> **Recorded information**:
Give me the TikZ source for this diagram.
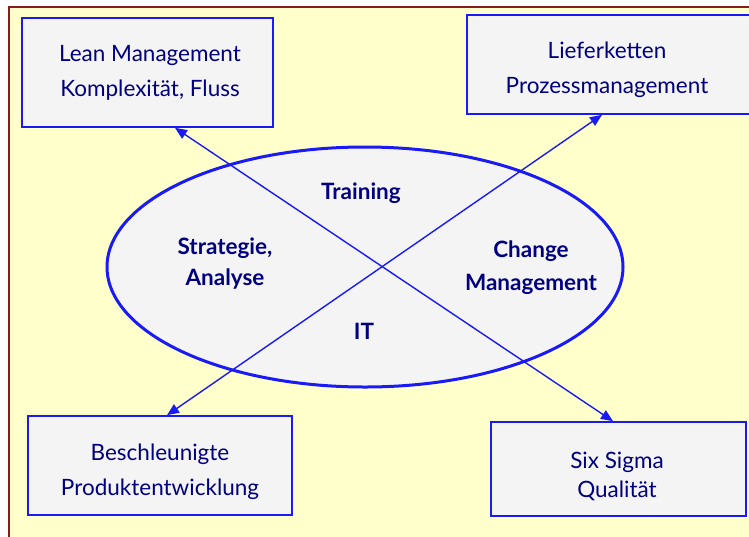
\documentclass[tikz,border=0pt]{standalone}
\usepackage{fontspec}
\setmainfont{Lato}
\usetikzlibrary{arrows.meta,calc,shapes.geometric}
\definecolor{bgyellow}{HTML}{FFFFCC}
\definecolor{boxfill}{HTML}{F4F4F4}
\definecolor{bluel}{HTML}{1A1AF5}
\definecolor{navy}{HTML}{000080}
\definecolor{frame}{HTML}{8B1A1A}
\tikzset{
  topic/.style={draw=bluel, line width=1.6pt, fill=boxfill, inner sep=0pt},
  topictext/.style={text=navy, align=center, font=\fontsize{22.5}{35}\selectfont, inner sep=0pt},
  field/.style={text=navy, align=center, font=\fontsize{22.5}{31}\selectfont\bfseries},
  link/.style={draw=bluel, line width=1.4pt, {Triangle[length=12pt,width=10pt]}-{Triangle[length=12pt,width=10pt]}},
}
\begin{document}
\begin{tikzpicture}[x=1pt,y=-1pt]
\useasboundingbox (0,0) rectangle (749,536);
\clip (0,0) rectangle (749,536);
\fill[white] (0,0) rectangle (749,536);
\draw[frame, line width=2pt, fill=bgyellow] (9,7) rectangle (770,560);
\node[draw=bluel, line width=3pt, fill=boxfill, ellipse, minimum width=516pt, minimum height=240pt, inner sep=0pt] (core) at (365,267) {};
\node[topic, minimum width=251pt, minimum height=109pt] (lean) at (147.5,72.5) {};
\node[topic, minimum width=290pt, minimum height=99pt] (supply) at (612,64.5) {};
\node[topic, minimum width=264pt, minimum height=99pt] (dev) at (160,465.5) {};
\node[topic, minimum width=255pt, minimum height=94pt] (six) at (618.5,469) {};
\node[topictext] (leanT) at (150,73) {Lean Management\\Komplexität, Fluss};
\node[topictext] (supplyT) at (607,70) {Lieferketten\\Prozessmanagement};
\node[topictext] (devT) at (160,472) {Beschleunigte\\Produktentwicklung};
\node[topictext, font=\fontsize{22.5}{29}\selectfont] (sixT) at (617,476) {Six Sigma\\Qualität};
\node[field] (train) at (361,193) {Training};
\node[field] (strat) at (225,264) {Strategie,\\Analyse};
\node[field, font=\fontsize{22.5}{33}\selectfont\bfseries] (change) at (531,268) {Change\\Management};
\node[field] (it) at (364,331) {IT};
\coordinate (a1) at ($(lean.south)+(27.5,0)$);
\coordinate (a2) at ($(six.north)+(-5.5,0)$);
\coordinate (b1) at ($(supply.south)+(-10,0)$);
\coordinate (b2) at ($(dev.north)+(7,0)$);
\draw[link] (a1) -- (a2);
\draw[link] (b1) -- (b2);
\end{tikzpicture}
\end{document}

> **Task objective**: Quote in full the listing given above; the images are to be left out.

> **Expected answer**:
Give me the TikZ source for this diagram.
\documentclass[tikz,border=0pt]{standalone}
\usepackage{fontspec}
\setmainfont{Lato}
\usetikzlibrary{arrows.meta,calc,shapes.geometric}
\definecolor{bgyellow}{HTML}{FFFFCC}
\definecolor{boxfill}{HTML}{F4F4F4}
\definecolor{bluel}{HTML}{1A1AF5}
\definecolor{navy}{HTML}{000080}
\definecolor{frame}{HTML}{8B1A1A}
\tikzset{
  topic/.style={draw=bluel, line width=1.6pt, fill=boxfill, inner sep=0pt},
  topictext/.style={text=navy, align=center, font=\fontsize{22.5}{35}\selectfont, inner sep=0pt},
  field/.style={text=navy, align=center, font=\fontsize{22.5}{31}\selectfont\bfseries},
  link/.style={draw=bluel, line width=1.4pt, {Triangle[length=12pt,width=10pt]}-{Triangle[length=12pt,width=10pt]}},
}
\begin{document}
\begin{tikzpicture}[x=1pt,y=-1pt]
\useasboundingbox (0,0) rectangle (749,536);
\clip (0,0) rectangle (749,536);
\fill[white] (0,0) rectangle (749,536);
\draw[frame, line width=2pt, fill=bgyellow] (9,7) rectangle (770,560);
\node[draw=bluel, line width=3pt, fill=boxfill, ellipse, minimum width=516pt, minimum height=240pt, inner sep=0pt] (core) at (365,267) {};
\node[topic, minimum width=251pt, minimum height=109pt] (lean) at (147.5,72.5) {};
\node[topic, minimum width=290pt, minimum height=99pt] (supply) at (612,64.5) {};
\node[topic, minimum width=264pt, minimum height=99pt] (dev) at (160,465.5) {};
\node[topic, minimum width=255pt, minimum height=94pt] (six) at (618.5,469) {};
\node[topictext] (leanT) at (150,73) {Lean Management\\Komplexität, Fluss};
\node[topictext] (supplyT) at (607,70) {Lieferketten\\Prozessmanagement};
\node[topictext] (devT) at (160,472) {Beschleunigte\\Produktentwicklung};
\node[topictext, font=\fontsize{22.5}{29}\selectfont] (sixT) at (617,476) {Six Sigma\\Qualität};
\node[field] (train) at (361,193) {Training};
\node[field] (strat) at (225,264) {Strategie,\\Analyse};
\node[field, font=\fontsize{22.5}{33}\selectfont\bfseries] (change) at (531,268) {Change\\Management};
\node[field] (it) at (364,331) {IT};
\coordinate (a1) at ($(lean.south)+(27.5,0)$);
\coordinate (a2) at ($(six.north)+(-5.5,0)$);
\coordinate (b1) at ($(supply.south)+(-10,0)$);
\coordinate (b2) at ($(dev.north)+(7,0)$);
\draw[link] (a1) -- (a2);
\draw[link] (b1) -- (b2);
\end{tikzpicture}
\end{document}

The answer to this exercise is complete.